> _Instructions for the task_:
Please transcribe the listing below in full and word for word, without its pictures.

....

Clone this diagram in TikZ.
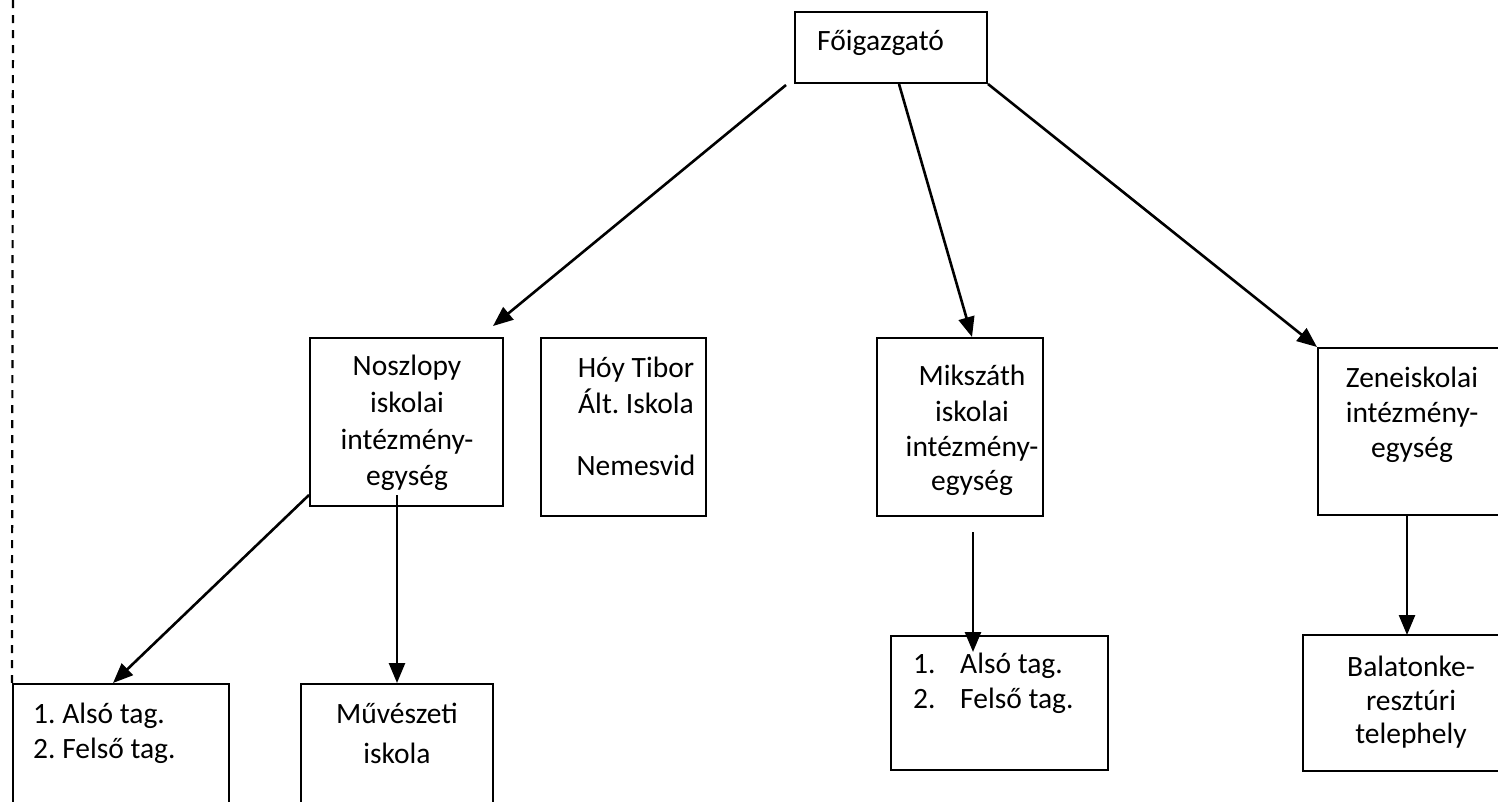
\documentclass[tikz,border=0pt]{standalone}
\usepackage{fontspec}
\setmainfont{Carlito}
\frenchspacing
\usetikzlibrary{arrows.meta}
\begin{document}
\begin{tikzpicture}[x=1pt,y=-1pt,
  box/.style={draw, line width=2.2pt, inner sep=0pt, rectangle},
  lbl/.style={font=\fontsize{29.5}{34}\selectfont, inner sep=0pt, anchor=base},
  lblw/.style={font=\fontsize{29.5}{34}\selectfont, inner sep=0pt, anchor=base west},
  arr/.style={line width=2.6pt, -{Triangle[length=20pt,width=16pt]}},
  dashline/.style={line width=2.2pt, dash pattern=on 8pt off 7pt}]
\useasboundingbox (0,0) rectangle (1498,801);
\clip (0,0) rectangle (1498,801);
% boxes
\node[box, minimum width=192pt, minimum height=71pt]  (fo)   at (891,47.5) {};
\node[box, minimum width=193pt, minimum height=168pt] (nosz) at (406.5,422) {};
\node[box, minimum width=165pt, minimum height=178pt] (hoy)  at (623.5,427) {};
\node[box, minimum width=166pt, minimum height=178pt] (miks) at (960,427) {};
\node[box, minimum width=222pt, minimum height=167pt] (zene) at (1429,431.5) {};
\node[box, minimum width=216pt, minimum height=146pt] (bl)   at (121,757) {};
\node[box, minimum width=192pt, minimum height=146pt] (muv)  at (397,757) {};
\node[box, minimum width=217pt, minimum height=134pt] (mc)   at (999.5,703) {};
\node[box, minimum width=237pt, minimum height=136pt] (bal)  at (1421.5,703) {};
% texts
\node[lblw] (tfo) at (817,50) {Főigazgató};
\node[lbl] (tn1) at (407,375) {Noszlopy};
\node[lbl] (tn2) at (407,412) {iskolai};
\node[lbl] (tn3) at (407,449) {intézmény-};
\node[lbl] (tn4) at (407,485) {egység};
\node[lbl] (th1) at (636,377) {Hóy Tibor};
\node[lbl] (th2) at (636,413) {Ált. Iskola};
\node[lbl] (th3) at (636,475) {Nemesvid};
\node[lbl] (tm1) at (972,385) {Mikszáth};
\node[lbl] (tm2) at (972,421) {iskolai};
\node[lbl] (tm3) at (972,456) {intézmény-};
\node[lbl] (tm4) at (972,490) {egység};
\node[lbl] (tz1) at (1412,387) {Zeneiskolai};
\node[lbl] (tz2) at (1412,422) {intézmény-};
\node[lbl] (tz3) at (1412,457) {egység};
\node[lblw] (tb1) at (33,723) {1. Alsó tag.};
\node[lblw] (tb2) at (33,758) {2. Felső tag.};
\node[lbl] (tv1) at (397,723) {Művészeti};
\node[lbl] (tv2) at (397,763) {iskola};
\node[lblw] (tc1a) at (913,673) {1.};
\node[lblw] (tc1b) at (960,673) {Alsó tag.};
\node[lblw] (tc2a) at (913,708) {2.};
\node[lblw] (tc2b) at (960,708) {Felső tag.};
\node[lbl] (ta1) at (1411,676) {Balatonke-};
\node[lbl] (ta2) at (1411,710) {resztúri};
\node[lbl] (ta3) at (1411,743) {telephely};
% connector end points
\coordinate (s1) at (786,85);  \coordinate (e1) at (493,326);
\coordinate (s2) at (899,84);  \coordinate (e2) at (972,337);
\coordinate (s3) at (988,84);  \coordinate (e3) at (1317,347);
\coordinate (s4) at (309,495); \coordinate (e4) at (113,683);
\coordinate (s5) at (397,495); \coordinate (e5) at (397,683);
\coordinate (s6) at (973,532); \coordinate (e6) at (973,652);
\coordinate (s7) at (1407,516); \coordinate (e7) at (1407,635);
\draw[arr] (s1) -- (e1);
\draw[arr] (s2) -- (e2);
\draw[arr] (s3) -- (e3);
\draw[arr] (s4) -- (e4);
\draw[arr] (s5) -- (e5);
\draw[arr] (s6) -- (e6);
\draw[arr] (s7) -- (e7);
% dashed line
\coordinate (dtop) at (13,0);
\draw[dashline] (dtop) -- (bl.north west);
\end{tikzpicture}
\end{document}
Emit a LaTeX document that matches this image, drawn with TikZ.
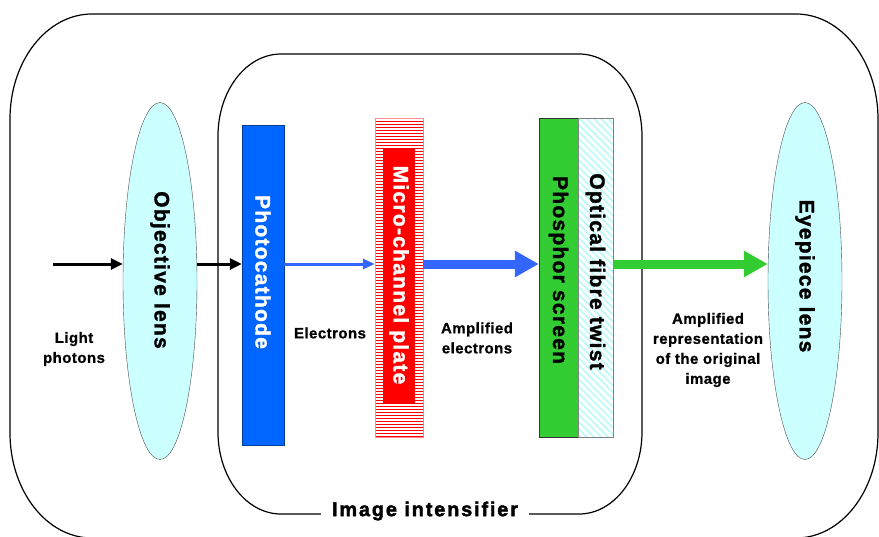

....

> _Solution for this task_:
Clone this diagram in TikZ.
\documentclass[tikz,border=0pt]{standalone}
\usepackage{fontspec}
\setmainfont{Carlito}
\frenchspacing
\usetikzlibrary{arrows.meta}
\begin{document}
\begin{tikzpicture}[x=1pt,y=-1pt,
  box/.style={draw, line width=2.2pt, inner sep=0pt, rectangle},
  lbl/.style={font=\fontsize{29.5}{34}\selectfont, inner sep=0pt, anchor=base},
  lblw/.style={font=\fontsize{29.5}{34}\selectfont, inner sep=0pt, anchor=base west},
  arr/.style={line width=2.6pt, -{Triangle[length=20pt,width=16pt]}},
  dashline/.style={line width=2.2pt, dash pattern=on 8pt off 7pt}]
\useasboundingbox (0,0) rectangle (1498,801);
\clip (0,0) rectangle (1498,801);
% boxes
\node[box, minimum width=192pt, minimum height=71pt]  (fo)   at (891,47.5) {};
\node[box, minimum width=193pt, minimum height=168pt] (nosz) at (406.5,422) {};
\node[box, minimum width=165pt, minimum height=178pt] (hoy)  at (623.5,427) {};
\node[box, minimum width=166pt, minimum height=178pt] (miks) at (960,427) {};
\node[box, minimum width=222pt, minimum height=167pt] (zene) at (1429,431.5) {};
\node[box, minimum width=216pt, minimum height=146pt] (bl)   at (121,757) {};
\node[box, minimum width=192pt, minimum height=146pt] (muv)  at (397,757) {};
\node[box, minimum width=217pt, minimum height=134pt] (mc)   at (999.5,703) {};
\node[box, minimum width=237pt, minimum height=136pt] (bal)  at (1421.5,703) {};
% texts
\node[lblw] (tfo) at (817,50) {Főigazgató};
\node[lbl] (tn1) at (407,375) {Noszlopy};
\node[lbl] (tn2) at (407,412) {iskolai};
\node[lbl] (tn3) at (407,449) {intézmény-};
\node[lbl] (tn4) at (407,485) {egység};
\node[lbl] (th1) at (636,377) {Hóy Tibor};
\node[lbl] (th2) at (636,413) {Ált. Iskola};
\node[lbl] (th3) at (636,475) {Nemesvid};
\node[lbl] (tm1) at (972,385) {Mikszáth};
\node[lbl] (tm2) at (972,421) {iskolai};
\node[lbl] (tm3) at (972,456) {intézmény-};
\node[lbl] (tm4) at (972,490) {egység};
\node[lbl] (tz1) at (1412,387) {Zeneiskolai};
\node[lbl] (tz2) at (1412,422) {intézmény-};
\node[lbl] (tz3) at (1412,457) {egység};
\node[lblw] (tb1) at (33,723) {1. Alsó tag.};
\node[lblw] (tb2) at (33,758) {2. Felső tag.};
\node[lbl] (tv1) at (397,723) {Művészeti};
\node[lbl] (tv2) at (397,763) {iskola};
\node[lblw] (tc1a) at (913,673) {1.};
\node[lblw] (tc1b) at (960,673) {Alsó tag.};
\node[lblw] (tc2a) at (913,708) {2.};
\node[lblw] (tc2b) at (960,708) {Felső tag.};
\node[lbl] (ta1) at (1411,676) {Balatonke-};
\node[lbl] (ta2) at (1411,710) {resztúri};
\node[lbl] (ta3) at (1411,743) {telephely};
% connector end points
\coordinate (s1) at (786,85);  \coordinate (e1) at (493,326);
\coordinate (s2) at (899,84);  \coordinate (e2) at (972,337);
\coordinate (s3) at (988,84);  \coordinate (e3) at (1317,347);
\coordinate (s4) at (309,495); \coordinate (e4) at (113,683);
\coordinate (s5) at (397,495); \coordinate (e5) at (397,683);
\coordinate (s6) at (973,532); \coordinate (e6) at (973,652);
\coordinate (s7) at (1407,516); \coordinate (e7) at (1407,635);
\draw[arr] (s1) -- (e1);
\draw[arr] (s2) -- (e2);
\draw[arr] (s3) -- (e3);
\draw[arr] (s4) -- (e4);
\draw[arr] (s5) -- (e5);
\draw[arr] (s6) -- (e6);
\draw[arr] (s7) -- (e7);
% dashed line
\coordinate (dtop) at (13,0);
\draw[dashline] (dtop) -- (bl.north west);
\end{tikzpicture}
\end{document}
Emit a LaTeX document that matches this image, drawn with TikZ.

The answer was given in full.